The justices move from provisional orders to full merits review in cases that could redefine the limits on presidential authority.

Overview

  • Arguments are set on key cases: Trump’s tariff authority under IEEPA on Nov. 5, presidential removal power in December using the FTC case as the vehicle, and Louisiana’s redistricting re-argument on Oct. 15, with a transgender-athlete case from West Virginia slated for December and a birthright-citizenship appeal expected later in the term.
  • The White House touts 21 emergency‑docket wins, with the court allowing actions such as agency firings and a $783 million cut to NIH research to take effect pending review.
  • Lower courts have ruled against sweeping unilateral tariffs and blocked limits on birthright citizenship, but the Supreme Court’s merits decisions this term could either cement or undo those policies.

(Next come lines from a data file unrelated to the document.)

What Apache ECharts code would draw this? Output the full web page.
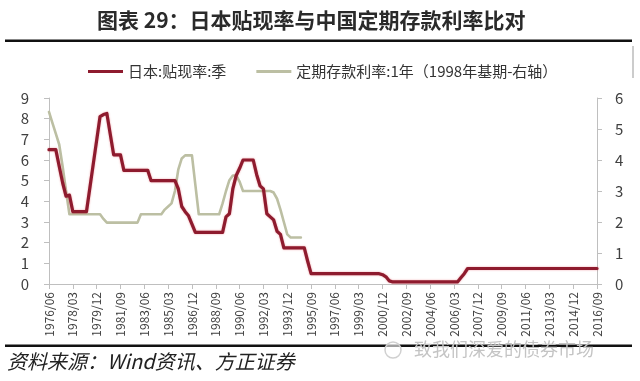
<!DOCTYPE html>
<html>
<head>
<meta charset="utf-8">
<script src="https://cdn.jsdelivr.net/npm/echarts@6/dist/echarts.min.js"></script>
<style>
html,body{margin:0;padding:0;background:#fff;}
#c{width:640px;height:381px;}
</style>
</head>
<body>
<div id="c"></div>
<script>
// ---- data ----
const titleText = '图表 29：日本贴现率与中国定期存款利率比对';
const sourceText = '资料来源：Wind资讯、方正证券';
const watermarkText = '致我们深爱的债券市场';
const seriesNames = ['日本:贴现率:季', '定期存款利率:1年（1998年基期-右轴）'];

// quarterly categories 1976/06 .. 2016/09
const quarterMonths = ['03', '06', '09', '12'];
const categories = [];
for (let y = 1976; y <= 2016; y++) {
  for (let q = 0; q < 4; q++) {
    if (y === 1976 && q < 1) continue;
    if (y === 2016 && q > 2) continue;
    categories.push(y + '/' + quarterMonths[q]);
  }
}

// Japan discount rate (left axis), one value per quarter
const japanRate = [
  6.5, 6.5, 6.5,                 // 1976
  5.7, 4.9, 4.25, 4.3,           // 1977
  3.5, 3.5, 3.5, 3.5,            // 1978
  3.5, 4.65, 5.8, 6.95,          // 1979
  8.1, 8.2, 8.25, 7.25,          // 1980
  6.25, 6.25, 6.25, 5.5,         // 1981
  5.5, 5.5, 5.5, 5.5,            // 1982
  5.5, 5.5, 5.5, 5.0,            // 1983
  5.0, 5.0, 5.0, 5.0,            // 1984
  5.0, 5.0, 5.0, 4.6,            // 1985
  3.75, 3.5, 3.3, 2.9,           // 1986
  2.5, 2.5, 2.5, 2.5,            // 1987
  2.5, 2.5, 2.5, 2.5,            // 1988
  2.5, 3.25, 3.4, 4.6,           // 1989
  5.25, 5.6, 6.0, 6.0,           // 1990
  6.0, 6.0, 5.3, 4.75,           // 1991
  4.6, 3.4, 3.25, 3.1,           // 1992
  2.55, 2.4, 1.75, 1.75,         // 1993
  1.75, 1.75, 1.75, 1.75,        // 1994
  1.75, 1.1, 0.5, 0.5,           // 1995
  0.5, 0.5, 0.5, 0.5,            // 1996
  0.5, 0.5, 0.5, 0.5,            // 1997
  0.5, 0.5, 0.5, 0.5,            // 1998
  0.5, 0.5, 0.5, 0.5,            // 1999
  0.5, 0.5, 0.5, 0.45,           // 2000
  0.35, 0.15, 0.1, 0.1,          // 2001
  0.1, 0.1, 0.1, 0.1,            // 2002
  0.1, 0.1, 0.1, 0.1,            // 2003
  0.1, 0.1, 0.1, 0.1,            // 2004
  0.1, 0.1, 0.1, 0.1,            // 2005
  0.1, 0.1, 0.3, 0.5,            // 2006
  0.75, 0.75, 0.75, 0.75,        // 2007
  0.75, 0.75, 0.75, 0.75,        // 2008
  0.75, 0.75, 0.75, 0.75,        // 2009
  0.75, 0.75, 0.75, 0.75,        // 2010
  0.75, 0.75, 0.75, 0.75,        // 2011
  0.75, 0.75, 0.75, 0.75,        // 2012
  0.75, 0.75, 0.75, 0.75,        // 2013
  0.75, 0.75, 0.75, 0.75,        // 2014
  0.75, 0.75, 0.75, 0.75,        // 2015
  0.75, 0.75, 0.75               // 2016
];

// China 1-year deposit rate, shifted (right axis)
const chinaDeposit = [
  5.55, 5.2, 4.85,               // 1976
  4.5, 3.8, 3.0, 2.25,           // 1977
  2.25, 2.25, 2.25, 2.25,        // 1978
  2.25, 2.25, 2.25, 2.25,        // 1979
  2.25, 2.1, 1.98, 1.98,         // 1980
  1.98, 1.98, 1.98, 1.98,        // 1981
  1.98, 1.98, 1.98, 1.98,        // 1982
  2.25, 2.25, 2.25, 2.25,        // 1983
  2.25, 2.25, 2.25, 2.4,         // 1984
  2.5, 2.6, 3.0, 3.7,            // 1985
  4.05, 4.15, 4.15, 4.15,        // 1986
  3.2, 2.25, 2.25, 2.25,         // 1987
  2.25, 2.25, 2.25, 2.25,        // 1988
  2.6, 3.0, 3.35, 3.5,           // 1989
  3.5, 3.3, 3.0, 3.0,            // 1990
  3.0, 3.0, 3.0, 3.0,            // 1991
  3.0, 3.0, 3.0, 2.95,           // 1992
  2.75, 2.4, 2.0, 1.6,           // 1993
  1.5, 1.5, 1.5, 1.5             // 1994
];

const leftTicks = [0, 9, 1];   // min, max, interval
const rightTicks = [0, 6, 1];

// ---- chart ----
const chart = echarts.init(document.getElementById('c'), null, {renderer: 'canvas'});
const axisGray = '#bfbfbf';
const labelColor = '#404040';
const font = '"Noto Sans CJK SC", "Noto Sans", sans-serif';

chart.setOption({
  backgroundColor: '#ffffff',
  animation: false,
  textStyle: {fontFamily: font},
  grid: {left: 49, right: 43, top: 98, bottom: 97, containLabel: false},
  legend: {
    left: 83, top: 59,
    itemWidth: 35, itemHeight: 3, itemGap: 30,
    icon: 'rect',
    textStyle: {fontSize: 15, color: '#333', fontFamily: font},
    data: seriesNames
  },
  xAxis: {
    type: 'category',
    boundaryGap: false,
    data: categories,
    axisLine: {lineStyle: {color: axisGray, width: 1}},
    axisTick: {show: true, interval: 6, length: 5, lineStyle: {color: axisGray}},
    axisLabel: {interval: 6, rotate: 90, fontSize: 12, color: labelColor, margin: 8, fontFamily: font},
    splitLine: {show: false}
  },
  yAxis: [
    {
      type: 'value', min: leftTicks[0], max: leftTicks[1], interval: leftTicks[2],
      axisLine: {show: true, lineStyle: {color: axisGray}},
      axisTick: {show: true, length: 5, lineStyle: {color: axisGray}},
      axisLabel: {fontSize: 15, color: labelColor, margin: 20, fontFamily: font},
      splitLine: {show: false}
    },
    {
      type: 'value', min: rightTicks[0], max: rightTicks[1], interval: rightTicks[2],
      position: 'right',
      axisLine: {show: true, lineStyle: {color: axisGray}},
      axisTick: {show: true, length: 5, lineStyle: {color: axisGray}},
      axisLabel: {fontSize: 15, color: labelColor, margin: 18, fontFamily: font},
      splitLine: {show: false}
    }
  ],
  series: [
    {
      name: seriesNames[0], type: 'line', yAxisIndex: 0,
      data: japanRate, symbol: 'none', smooth: false, z: 3,
      itemStyle: {color: '#8E1B2E'},
      lineStyle: {color: '#8E1B2E', width: 3.2, join: 'round', cap: 'round',
        shadowColor: 'rgba(220,40,50,0.45)', shadowBlur: 2}
    },
    {
      name: seriesNames[1], type: 'line', yAxisIndex: 1,
      data: chinaDeposit, symbol: 'none', smooth: false, z: 2,
      itemStyle: {color: '#BCBFA3'},
      lineStyle: {color: '#BCBFA3', width: 2.6, join: 'round', cap: 'round'}
    }
  ],
  graphic: [
    {type: 'text', left: 97, top: 10,
      style: {text: titleText, font: 'bold 21px ' + font, fill: '#2a2a2a'}},
    {type: 'rect', shape: {x: 5, y: 39.5, width: 627, height: 2.5}, style: {fill: '#111'}},
    {type: 'rect', shape: {x: 5, y: 344.5, width: 627, height: 2.5}, style: {fill: '#111'}},
    {type: 'line', shape: {x1: 633, y1: 46, x2: 633, y2: 78}, style: {stroke: '#999', lineWidth: 1}},
    {type: 'text', left: 414, top: 340,
      style: {text: watermarkText, font: '18px ' + font, fill: '#c4c4c4'}},
    {type: 'circle', shape: {cx: 393, cy: 350, r: 8}, style: {fill: 'rgba(255,255,255,0.6)', stroke: '#d0d0d0', lineWidth: 1.5}},
    {type: 'text', left: 7, top: 351,
      style: {text: sourceText, font: 'italic 20px ' + font, fill: '#222'}}
  ]
});
</script>
</body>
</html>
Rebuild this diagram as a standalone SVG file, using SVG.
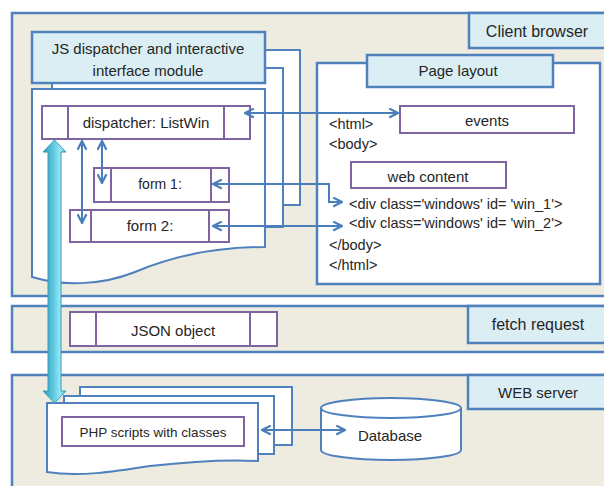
<svg xmlns="http://www.w3.org/2000/svg" width="604" height="486" viewBox="0 0 604 486">
<defs>
<style>
.zone{fill:#EEECE1;stroke:#4F81BD;stroke-width:2.5}
.lbl{fill:#DBEEF4;stroke:#4F81BD;stroke-width:2.5}
.page{fill:#FFFFFF;stroke:#4F81BD;stroke-width:2}
.pbox{fill:#FFFFFF;stroke:#8064A2;stroke-width:2}
.t{font-family:"Liberation Sans",Arial,sans-serif;font-size:15px;fill:#262626;text-anchor:middle}
.h{font-family:"Liberation Sans",Arial,sans-serif;font-size:14.5px;fill:#262626}
.c{fill:none;stroke:#4A7EBB;stroke-width:2}
</style>
<marker id="ah" viewBox="0 0 10 10" refX="9" refY="5" markerWidth="11" markerHeight="11" markerUnits="userSpaceOnUse" orient="auto-start-reverse">
<path d="M1,1 L9,5 L1,9" fill="none" stroke="#4A7EBB" stroke-width="2"/>
</marker>
<linearGradient id="cy" x1="0" y1="0" x2="1" y2="0">
<stop offset="0" stop-color="#2F9BB8"/>
<stop offset="0.45" stop-color="#5CC8E0"/>
<stop offset="0.75" stop-color="#9AE8F6"/>
<stop offset="1" stop-color="#4FB8D2"/>
</linearGradient>
</defs>

<g id="client-browser">
<rect class="zone" x="12" y="13" width="600" height="283"/>
<rect class="lbl" x="469" y="13" width="143" height="35"/>
<text class="t" x="537" y="37" style="font-size:16px">Client browser</text>
</g>

<g id="fetch-request">
<rect class="zone" x="12" y="306" width="600" height="46"/>
<rect class="lbl" x="468" y="306" width="144" height="37"/>
<text class="t" x="538" y="330" style="font-size:16px">fetch request</text>
</g>

<g id="web-server">
<rect class="zone" x="12" y="375" width="600" height="120"/>
<rect class="lbl" x="468" y="375" width="144" height="34"/>
<text class="t" x="538" y="398">WEB server</text>
</g>

<g id="js-module">
<rect x="70" y="50" width="230" height="155" fill="#FFFFFF"/>
<path d="M265,50 H300 V205 H283" fill="none" stroke="#4F81BD" stroke-width="2"/>
<rect class="page" x="52" y="68" width="231" height="159"/>
<path class="page" d="M32,89 H265 V247 C222,247 175,255 135,272 C100,286 62,286 32,277 Z"/>
<rect class="lbl" x="32" y="32" width="233" height="51"/>
<text class="t" x="148" y="54">JS dispatcher and interactive</text>
<text class="t" x="148" y="76">interface module</text>
</g>

<g id="dispatcher">
<rect class="pbox" x="42" y="106" width="208" height="33"/>
<path d="M68,106 V139 M224,106 V139" stroke="#8064A2" stroke-width="2"/>
<text class="t" x="146" y="128">dispatcher: ListWin</text>
</g>

<g id="form1">
<rect class="pbox" x="94" y="168" width="135" height="34"/>
<path d="M111,168 V202 M211,168 V202" stroke="#8064A2" stroke-width="2"/>
<text class="t" x="160" y="189" style="font-size:14px">form 1:</text>
</g>

<g id="form2">
<rect class="pbox" x="70" y="210" width="159" height="32"/>
<path d="M91,210 V242 M209,210 V242" stroke="#8064A2" stroke-width="2"/>
<text class="t" x="150" y="231">form 2:</text>
</g>

<g id="page-layout">
<rect class="page" x="317" y="63" width="283" height="221" style="stroke-width:2.5"/>
<rect class="lbl" x="367" y="55" width="186" height="32"/>
<text class="t" x="458" y="76">Page layout</text>
<text class="h" x="329" y="129">&lt;html&gt;</text>
<text class="h" x="329" y="149">&lt;body&gt;</text>
<text class="h" x="349" y="209">&lt;div class='windows'  id= 'win_1'&gt;</text>
<text class="h" x="349" y="228">&lt;div class='windows'  id= 'win_2'&gt;</text>
<text class="h" x="329" y="250">&lt;/body&gt;</text>
<text class="h" x="329" y="270">&lt;/html&gt;</text>
</g>

<g id="events">
<rect class="pbox" x="400" y="106" width="174" height="27"/>
<text class="t" x="487" y="126">events</text>
</g>

<g id="web-content">
<rect class="pbox" x="351" y="162" width="155" height="26"/>
<text class="t" x="428" y="182">web content</text>
</g>

<g id="json-object">
<rect class="pbox" x="70" y="312" width="207" height="34"/>
<path d="M96,312 V346 M250,312 V346" stroke="#8064A2" stroke-width="2"/>
<text class="t" x="173" y="336">JSON object</text>
</g>

<g id="php-scripts">
<rect class="page" x="80" y="387" width="212" height="58"/>
<rect class="page" x="64" y="396" width="210" height="58"/>
<path class="page" d="M47,403 H258 V461 C222,459 185,462 150,466 C112,472 78,477 47,472 Z"/>
<rect class="pbox" x="62" y="417" width="182" height="29"/>
<text class="t" x="153" y="437" style="font-size:13.5px">PHP scripts with classes</text>
</g>

<g id="database">
<path d="M321,408 V450 A70,10 0 0 0 461,450 V408" fill="#FFFFFF" stroke="#4F81BD" stroke-width="2"/>
<ellipse cx="391" cy="408" rx="70" ry="10" fill="#FFFFFF" stroke="#4F81BD" stroke-width="2"/>
<text class="t" x="390" y="441">Database</text>
</g>

<g id="connectors">
<path class="c" d="M245,113 H398" marker-start="url(#ah)" marker-end="url(#ah)"/>
<path class="c" d="M213,184 H329 V202 H342" marker-start="url(#ah)" marker-end="url(#ah)"/>
<path class="c" d="M213,226 H342" marker-start="url(#ah)" marker-end="url(#ah)"/>
<path class="c" d="M82,141 V223" marker-start="url(#ah)" marker-end="url(#ah)"/>
<path class="c" d="M102,141 V183" marker-start="url(#ah)" marker-end="url(#ah)"/>
<path class="c" d="M262,430 H345" marker-start="url(#ah)" marker-end="url(#ah)"/>
<polygon points="54.5,140 66,152 61,152 61,391 66,391 54.5,403 43,391 48,391 48,152 43,152" fill="url(#cy)" stroke="#3A9AB6" stroke-width="1"/>
</g>
</svg>
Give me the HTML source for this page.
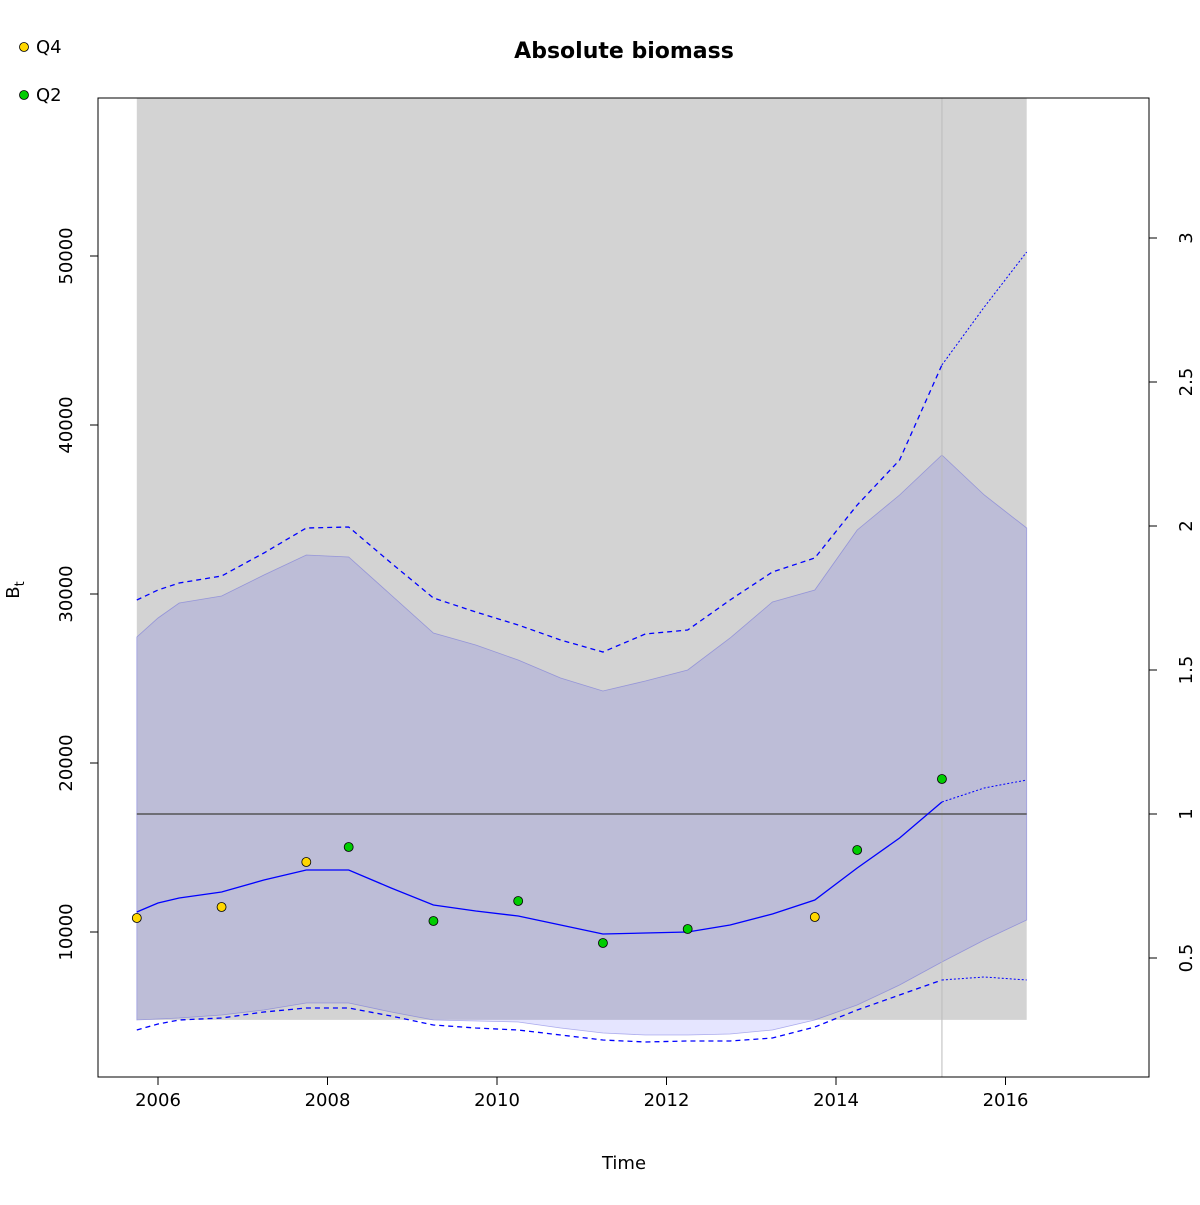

  • Conservatives have often granted the administration interim relief on removals, including permitting the firing of FTC Commissioner Rebecca Slaughter, though the court declined to let Trump oust Fed Governor Lisa Cook before hearing her case in January.
  • Criticism of terse emergency orders has intensified, with Justice Ketanji Brown Jackson decrying “Calvinball” jurisprudence, and legal experts cautioning that provisional wins may not hold once the court issues reasoned rulings.